↓↓↓

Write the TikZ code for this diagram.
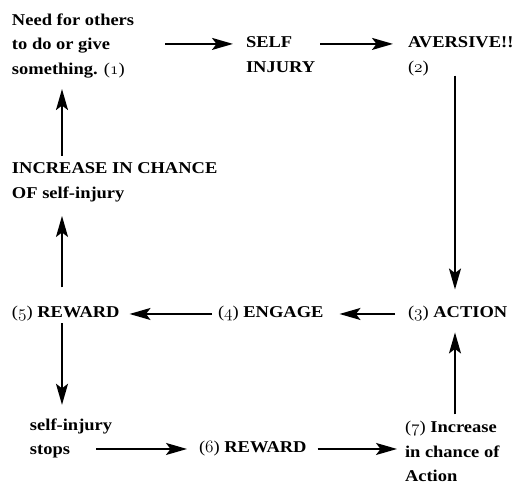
\documentclass[tikz,border=0pt]{standalone}
\usepackage{fontspec}
\setmainfont{Liberation Serif}[FakeStretch=1.12]
\usetikzlibrary{arrows.meta}
\newcommand{\nlabel}[1]{{\mdseries({\usefont{OML}{cmm}{m}{it}#1})}}
\begin{document}
\begin{tikzpicture}[x=1pt,y=-1pt,
  lbl/.style={anchor=north west, inner sep=0pt, outer sep=0pt, align=left,
              font=\fontsize{16.5}{24.5}\selectfont\bfseries},
  arr/.style={-{Stealth[length=21pt,width=12pt,inset=4.5pt]}, line width=1.8pt}]
\useasboundingbox (0,0) rectangle (520,486);

\node[lbl] (n1)    at (12,13.8)   {Need for others\\to do or give\\something. \nlabel{1}};
\node[lbl] (self)  at (246,37)    {SELF\\INJURY};
\node[lbl] (avers) at (408,36.6)  {AVERSIVE!!\\\nlabel{2}};
\node[lbl] (incr)  at (12,163)    {INCREASE IN CHANCE\\OF self-injury};
\node[lbl] (rew5)  at (12,306.5)  {\nlabel{5} REWARD};
\node[lbl] (eng)   at (218,306.5) {\nlabel{4} ENGAGE};
\node[lbl] (act)   at (408,306.5) {\nlabel{3} ACTION};
\node[lbl] (sis)   at (30,418.8)  {self-injury\\stops};
\node[lbl] (rew6)  at (199,441.5) {\nlabel{6} REWARD};
\node[lbl] (inc7)  at (405,421.5) {\nlabel{7} Increase\\in chance of\\Action};

\coordinate (colL) at (62,0);
\coordinate (colR) at (455,0);

\draw[arr, shorten <=31pt, shorten >=13pt] ([yshift=2pt]n1.east) -- ([yshift=2pt]n1.east -| self.west);
\draw[arr, shorten <=5pt, shorten >=15pt] ([yshift=2pt]n1.east -| self.east) -- ([yshift=2pt]n1.east -| avers.west);
\draw[arr, shorten >=17pt] (avers.south -| colR) -- (act.north -| colR);
\draw[arr, shorten <=7pt, shorten >=11pt] (inc7.north -| colR) -- (act.south -| colR);
\draw[arr, shorten <=13pt, shorten >=16pt] (act.west) -- (eng.east);
\draw[arr, shorten <=6pt, shorten >=10pt] (eng.west) -- (rew5.east);
\draw[arr, shorten <=19pt, shorten >=14pt] (rew5.north -| colL) -- (incr.south -| colL);
\draw[arr, shorten <=7pt, shorten >=11pt] (incr.north -| colL) -- (n1.south -| colL);
\draw[arr, shorten <=2pt, shorten >=14pt] (rew5.south -| colL) -- (sis.north -| colL);
\draw[arr, shorten >=12pt] ([xshift=66pt]sis.west |- rew6.west) -- (rew6.west);
\draw[arr, shorten <=11pt, shorten >=8pt] (rew6.east) -- (rew6.east -| inc7.west);
\end{tikzpicture}
\end{document}
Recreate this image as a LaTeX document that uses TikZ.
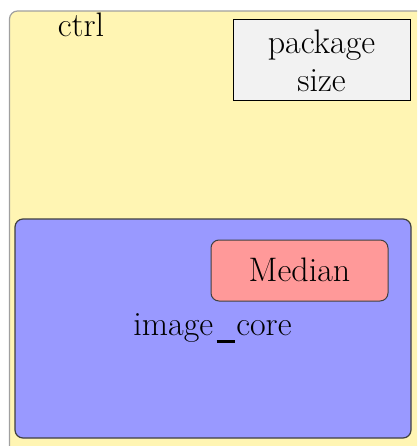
\documentclass[tikz,border=0pt]{standalone}
\usepackage{fontspec}
\definecolor{ctrlfill}{HTML}{FFF5B3}
\definecolor{ctrlline}{HTML}{A0A0A0}
\definecolor{corefill}{HTML}{9999FF}
\definecolor{medfill}{HTML}{FF9999}
\definecolor{pkgfill}{HTML}{F2F2F2}
\newcommand{\lowbar}{\kern0.1em\rule[-0.2em]{0.53em}{0.06em}\kern0.05em}
\begin{document}
\begin{tikzpicture}[x=1pt,y=-1pt,
  lbl/.style={font=\fontsize{34}{38.5}\selectfont, inner sep=0pt, anchor=base, align=center},
  groupbox/.style={rounded corners=8pt, line width=1.2pt},
]
\useasboundingbox (0,0) rectangle (417,446);
\clip (0,0) rectangle (417,446);
% outer ctrl group, running past the right and bottom edges
\draw[groupbox, fill=ctrlfill, draw=ctrlline] (9.5,11) rectangle (440,470);
\node[lbl] (ctrl) at (81,37) {ctrl};
% package size box
\node[draw=black, fill=pkgfill, line width=1pt, minimum width=177pt, minimum height=81pt, inner sep=0pt] (pkg) at (321.5,60.5) {};
\node[lbl] (pkgtext) at (321.5,92) {package\\size};
% image_core group
\draw[groupbox, fill=corefill, draw=black!75] (15,219) rectangle (411,438);
\node[lbl] (core) at (212.5,335.7) {image\lowbar core};
% Median node
\node[draw=black!75, fill=medfill, rounded corners=8pt, line width=1pt, minimum width=177pt, minimum height=61pt, inner sep=0pt] (median) at (299.5,270.5) {};
\node[lbl] (medtext) at (299.5,281.7) {Median};
\end{tikzpicture}
\end{document}
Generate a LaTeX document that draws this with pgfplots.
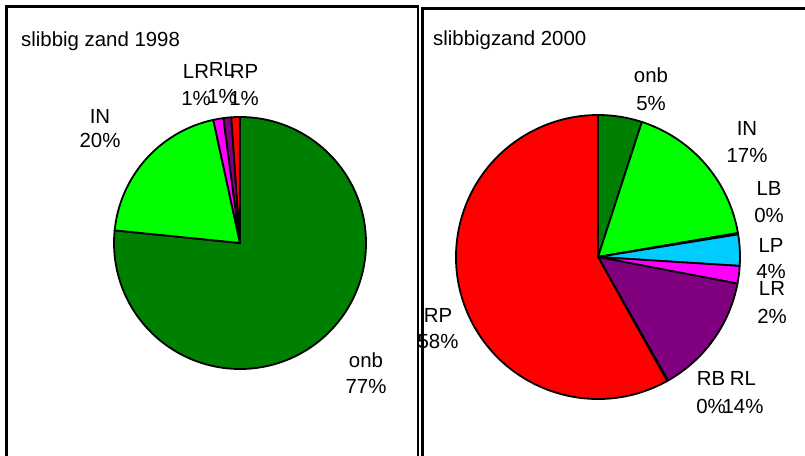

↑↑↑

Reproduce all entries without any change, and omit the pictures.

◆ **EXERCISE RESULT**
Write the TikZ code for this diagram.
\documentclass[tikz,border=0pt]{standalone}
\usepackage{fontspec}
\setmainfont{Liberation Serif}[FakeStretch=1.12]
\usetikzlibrary{arrows.meta}
\newcommand{\nlabel}[1]{{\mdseries({\usefont{OML}{cmm}{m}{it}#1})}}
\begin{document}
\begin{tikzpicture}[x=1pt,y=-1pt,
  lbl/.style={anchor=north west, inner sep=0pt, outer sep=0pt, align=left,
              font=\fontsize{16.5}{24.5}\selectfont\bfseries},
  arr/.style={-{Stealth[length=21pt,width=12pt,inset=4.5pt]}, line width=1.8pt}]
\useasboundingbox (0,0) rectangle (520,486);

\node[lbl] (n1)    at (12,13.8)   {Need for others\\to do or give\\something. \nlabel{1}};
\node[lbl] (self)  at (246,37)    {SELF\\INJURY};
\node[lbl] (avers) at (408,36.6)  {AVERSIVE!!\\\nlabel{2}};
\node[lbl] (incr)  at (12,163)    {INCREASE IN CHANCE\\OF self-injury};
\node[lbl] (rew5)  at (12,306.5)  {\nlabel{5} REWARD};
\node[lbl] (eng)   at (218,306.5) {\nlabel{4} ENGAGE};
\node[lbl] (act)   at (408,306.5) {\nlabel{3} ACTION};
\node[lbl] (sis)   at (30,418.8)  {self-injury\\stops};
\node[lbl] (rew6)  at (199,441.5) {\nlabel{6} REWARD};
\node[lbl] (inc7)  at (405,421.5) {\nlabel{7} Increase\\in chance of\\Action};

\coordinate (colL) at (62,0);
\coordinate (colR) at (455,0);

\draw[arr, shorten <=31pt, shorten >=13pt] ([yshift=2pt]n1.east) -- ([yshift=2pt]n1.east -| self.west);
\draw[arr, shorten <=5pt, shorten >=15pt] ([yshift=2pt]n1.east -| self.east) -- ([yshift=2pt]n1.east -| avers.west);
\draw[arr, shorten >=17pt] (avers.south -| colR) -- (act.north -| colR);
\draw[arr, shorten <=7pt, shorten >=11pt] (inc7.north -| colR) -- (act.south -| colR);
\draw[arr, shorten <=13pt, shorten >=16pt] (act.west) -- (eng.east);
\draw[arr, shorten <=6pt, shorten >=10pt] (eng.west) -- (rew5.east);
\draw[arr, shorten <=19pt, shorten >=14pt] (rew5.north -| colL) -- (incr.south -| colL);
\draw[arr, shorten <=7pt, shorten >=11pt] (incr.north -| colL) -- (n1.south -| colL);
\draw[arr, shorten <=2pt, shorten >=14pt] (rew5.south -| colL) -- (sis.north -| colL);
\draw[arr, shorten >=12pt] ([xshift=66pt]sis.west |- rew6.west) -- (rew6.west);
\draw[arr, shorten <=11pt, shorten >=8pt] (rew6.east) -- (rew6.east -| inc7.west);
\end{tikzpicture}
\end{document}
Recreate this image as a LaTeX document that uses TikZ.
\documentclass[tikz,border=0pt]{standalone}
\usepackage{fontspec}
\definecolor{ctrlfill}{HTML}{FFF5B3}
\definecolor{ctrlline}{HTML}{A0A0A0}
\definecolor{corefill}{HTML}{9999FF}
\definecolor{medfill}{HTML}{FF9999}
\definecolor{pkgfill}{HTML}{F2F2F2}
\newcommand{\lowbar}{\kern0.1em\rule[-0.2em]{0.53em}{0.06em}\kern0.05em}
\begin{document}
\begin{tikzpicture}[x=1pt,y=-1pt,
  lbl/.style={font=\fontsize{34}{38.5}\selectfont, inner sep=0pt, anchor=base, align=center},
  groupbox/.style={rounded corners=8pt, line width=1.2pt},
]
\useasboundingbox (0,0) rectangle (417,446);
\clip (0,0) rectangle (417,446);
% outer ctrl group, running past the right and bottom edges
\draw[groupbox, fill=ctrlfill, draw=ctrlline] (9.5,11) rectangle (440,470);
\node[lbl] (ctrl) at (81,37) {ctrl};
% package size box
\node[draw=black, fill=pkgfill, line width=1pt, minimum width=177pt, minimum height=81pt, inner sep=0pt] (pkg) at (321.5,60.5) {};
\node[lbl] (pkgtext) at (321.5,92) {package\\size};
% image_core group
\draw[groupbox, fill=corefill, draw=black!75] (15,219) rectangle (411,438);
\node[lbl] (core) at (212.5,335.7) {image\lowbar core};
% Median node
\node[draw=black!75, fill=medfill, rounded corners=8pt, line width=1pt, minimum width=177pt, minimum height=61pt, inner sep=0pt] (median) at (299.5,270.5) {};
\node[lbl] (medtext) at (299.5,281.7) {Median};
\end{tikzpicture}
\end{document}
Generate a LaTeX document that draws this with pgfplots.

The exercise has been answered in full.